Decíamos ayer, hace un mes, que Oviedo es un bar, y prometimos volvernos a ver en una terraza.

Lo de las terrazas es cosa nueva aquí, con antecedente en un tiempo ido en el que el patrón de Uría se extendía por los alrededores, con terrazas y toldos que caracterizan la ciudad burguesa. Lo de las terrazas crecientes de ahora se deriva fundamentalmente de la ley del tabaco, de cuando a los fumadores se les arrojó a las tinieblas y los bares, por no perderlos, salieron a la calle detrás de ellos y les pusieron un taburete o una mesina con un par de sillas para que levantaran los humos al cielo, y aquella semilla de los proscritos creció y se multiplicó, y ahora la ciudad, la burguesa y la otra, es una terraza que vive dorados tiempos gracias al dorado tiempo de este dorado verano de vino y rosas, y se convierte en un atractivo más, disfrutado por propios y extraños. Hay terrazas mínimas, terrazas medianas e incluso alguna macroterraza que parece especializarse en que los peatones volemos planeando por encima de mesas, sillas y cañas para no entorpecer.

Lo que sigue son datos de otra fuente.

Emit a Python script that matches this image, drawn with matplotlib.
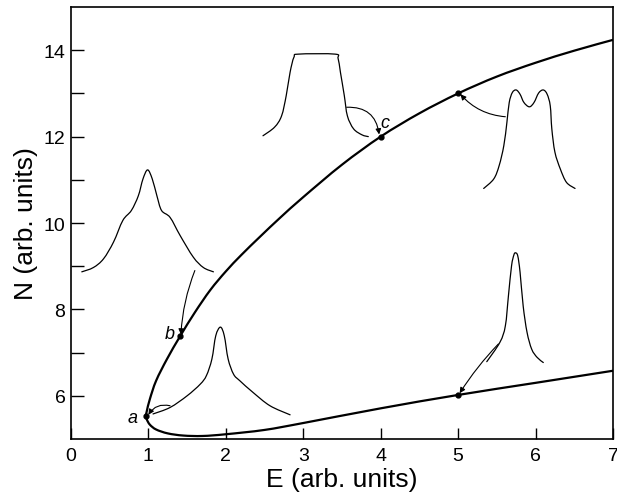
import matplotlib
matplotlib.use('Agg')
import matplotlib.pyplot as plt
from matplotlib.ticker import MultipleLocator, FixedLocator
from matplotlib.path import Path
from matplotlib.patches import PathPatch

plt.rcParams['font.family'] = ['Liberation Sans', 'DejaVu Sans']

# Main bistability curve (lower branch from E=7 back to turning point, then upper branch)
curve_E = [7.0, 6.0, 5.0, 4.0, 3.0, 2.5, 2.0, 1.7, 1.45, 1.25, 1.1, 1.02, 0.98, 0.97,
           0.98, 1.02, 1.1, 1.24, 1.41, 1.6, 1.8, 2.0, 2.2, 2.44, 2.7, 3.0, 3.5, 4.0,
           4.5, 5.0, 5.5, 6.0, 6.5, 7.0]
curve_N = [6.58, 6.30, 6.02, 5.71, 5.37, 5.21, 5.11, 5.07, 5.08, 5.13, 5.22, 5.33, 5.45, 5.54,
           5.65, 5.93, 6.35, 6.85, 7.38, 7.93, 8.45, 8.88, 9.26, 9.68, 10.12, 10.60, 11.35, 12.0,
           12.54, 13.0, 13.39, 13.71, 13.99, 14.24]

# Marked states
pts_E = [0.97, 1.41, 4.0, 5.0, 5.0]
pts_N = [5.54, 7.38, 12.0, 13.0, 6.02]
lab_text = ['a', 'b', 'c']
lab_E = [0.80, 1.28, 4.06]
lab_N = [5.50, 7.45, 12.33]

# Inset pulse profiles (drawn in data coordinates)
insetA_E = [0.14, 0.29, 0.42, 0.55, 0.67, 0.78, 0.87, 0.93, 0.99, 1.05, 1.11, 1.17, 1.28, 1.41, 1.58, 1.71, 1.84]
insetA_N = [8.87, 8.97, 9.17, 9.56, 10.06, 10.29, 10.63, 11.02, 11.23, 11.02, 10.63, 10.29, 10.13, 9.71, 9.21, 8.97, 8.87]

insetB_E = [1.06, 1.28, 1.50, 1.67, 1.75, 1.82, 1.87, 1.93, 1.98, 2.03, 2.10, 2.18, 2.35, 2.57, 2.83]
insetB_N = [5.58, 5.73, 6.00, 6.27, 6.47, 6.85, 7.39, 7.59, 7.39, 6.85, 6.50, 6.35, 6.08, 5.77, 5.56]

insetC_E = [2.48, 2.63, 2.72, 2.78, 2.83, 2.88, 2.94, 3.41, 3.45, 3.48, 3.53, 3.57, 3.65, 3.76, 3.84]
insetC_N = [12.02, 12.22, 12.48, 12.95, 13.49, 13.84, 13.91, 13.91, 13.81, 13.49, 12.95, 12.48, 12.18, 12.04, 12.0]

insetD_E = [5.33, 5.46, 5.53, 5.59, 5.63, 5.66, 5.70, 5.75, 5.80, 5.85, 5.92, 5.98, 6.04, 6.10, 6.15,
            6.19, 6.21, 6.25, 6.32, 6.40, 6.51]
insetD_N = [10.80, 11.02, 11.33, 11.79, 12.33, 12.79, 13.02, 13.08, 12.98, 12.79, 12.69, 12.79, 13.01,
            13.08, 12.98, 12.71, 12.18, 11.64, 11.25, 10.94, 10.80]

insetE_E = [5.37, 5.54, 5.61, 5.65, 5.69, 5.72, 5.74, 5.77, 5.80, 5.84, 5.89, 5.95, 6.02, 6.10]
insetE_N = [6.79, 7.24, 7.62, 8.32, 9.01, 9.26, 9.31, 9.24, 8.86, 8.08, 7.47, 7.08, 6.89, 6.77]

# Arrows: (start E, start N, end E, end N, curvature)
arrows = [
    (1.60, 8.90, 1.42, 7.42, 0.08),
    (1.28, 5.77, 1.00, 5.56, 0.35),
    (3.56, 12.68, 3.98, 12.05, -0.45),
    (5.61, 12.46, 5.03, 12.98, -0.2),
    (5.52, 7.20, 5.02, 6.06, 0.05),
]


def smooth_line(ax, xs, ys, lw, tension=6.0):
    """Draw a curve through the read points using cubic Bezier segments."""
    n = len(xs)
    verts = [(xs[0], ys[0])]
    codes = [Path.MOVETO]
    for i in range(n - 1):
        p0 = (xs[max(i - 1, 0)], ys[max(i - 1, 0)])
        p1 = (xs[i], ys[i])
        p2 = (xs[i + 1], ys[i + 1])
        p3 = (xs[min(i + 2, n - 1)], ys[min(i + 2, n - 1)])
        c1 = (p1[0] + (p2[0] - p0[0]) / tension, p1[1] + (p2[1] - p0[1]) / tension)
        c2 = (p2[0] - (p3[0] - p1[0]) / tension, p2[1] - (p3[1] - p1[1]) / tension)
        verts += [c1, c2, p2]
        codes += [Path.CURVE4] * 3
    ax.add_patch(PathPatch(Path(verts, codes), fill=False, edgecolor='black',
                           lw=lw, joinstyle='round', capstyle='round'))


fig = plt.figure(figsize=(6.17, 5.02), dpi=100)
ax = fig.add_axes([0.115, 0.1235, 0.8785, 0.8605])

smooth_line(ax, curve_E, curve_N, 1.6)
ax.plot(pts_E, pts_N, 'o', color='black', ms=3.5)
for t, x, y in zip(lab_text, lab_E, lab_N):
    ax.text(x, y, t, fontsize=13, style='italic', ha='center', va='center')

for xs, ys in [(insetA_E, insetA_N), (insetB_E, insetB_N), (insetC_E, insetC_N),
               (insetD_E, insetD_N), (insetE_E, insetE_N)]:
    smooth_line(ax, xs, ys, 0.9)

for x0, y0, x1, y1, rad in arrows:
    ax.annotate('', xy=(x1, y1), xytext=(x0, y0),
                arrowprops=dict(arrowstyle='-|>', color='black', lw=0.8,
                                mutation_scale=8, shrinkA=0, shrinkB=0,
                                connectionstyle=f'arc3,rad={rad}'))

ax.set_xlim(0, 7)
ax.set_ylim(5, 15)
ax.xaxis.set_major_locator(MultipleLocator(1))
ax.yaxis.set_major_locator(FixedLocator([6, 8, 10, 12, 14]))
ax.yaxis.set_minor_locator(FixedLocator([7, 9, 11, 13]))
ax.tick_params(axis='both', which='both', direction='in', labelsize=14, width=1.0)
ax.tick_params(axis='x', which='major', length=8, pad=6)
ax.tick_params(axis='y', which='major', length=9, pad=4)
ax.tick_params(axis='y', which='minor', length=9)
for s in ax.spines.values():
    s.set_linewidth(1.2)

ax.set_xlabel('E (arb. units)', fontsize=19, labelpad=2)
ax.set_ylabel('N (arb. units)', fontsize=19, labelpad=4)

fig.savefig('out.png', dpi=100)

Las terrazas suponen en Oviedo una nueva vida, llena de ventajas, a la que nada obliga, con algunos inconvenientes. Sentado que zonas enteras se han convertido en espacios casi exclusivos de bares, son por ello, en los que el terreno y las normas municipales lo permiten, zonas de terrazas. En algunos sitios no se entorpece la vida, pero en otros algunos ovetenses tienen la costumbre de vivir y de dormir por la noche, y vida y terrazas no siempre hacen buenas migas y, aunque la gran mayoría de los que llenan las terrazas son seres civilizados -yo soy muy «terracera»-, los hay que se empeñan en ser discordantes, convencidos de aquello de que «la calle es mía», y ejercen de voceras a destiempo.

Todo va muy bien en las terrazas, pero puede ir mejor si nos convencemos, todos a una, de que los hay que no quieren estar de terraza permanentemente. Disfrutemos de las terrazas antes de que llegue la borrasca, que llegará.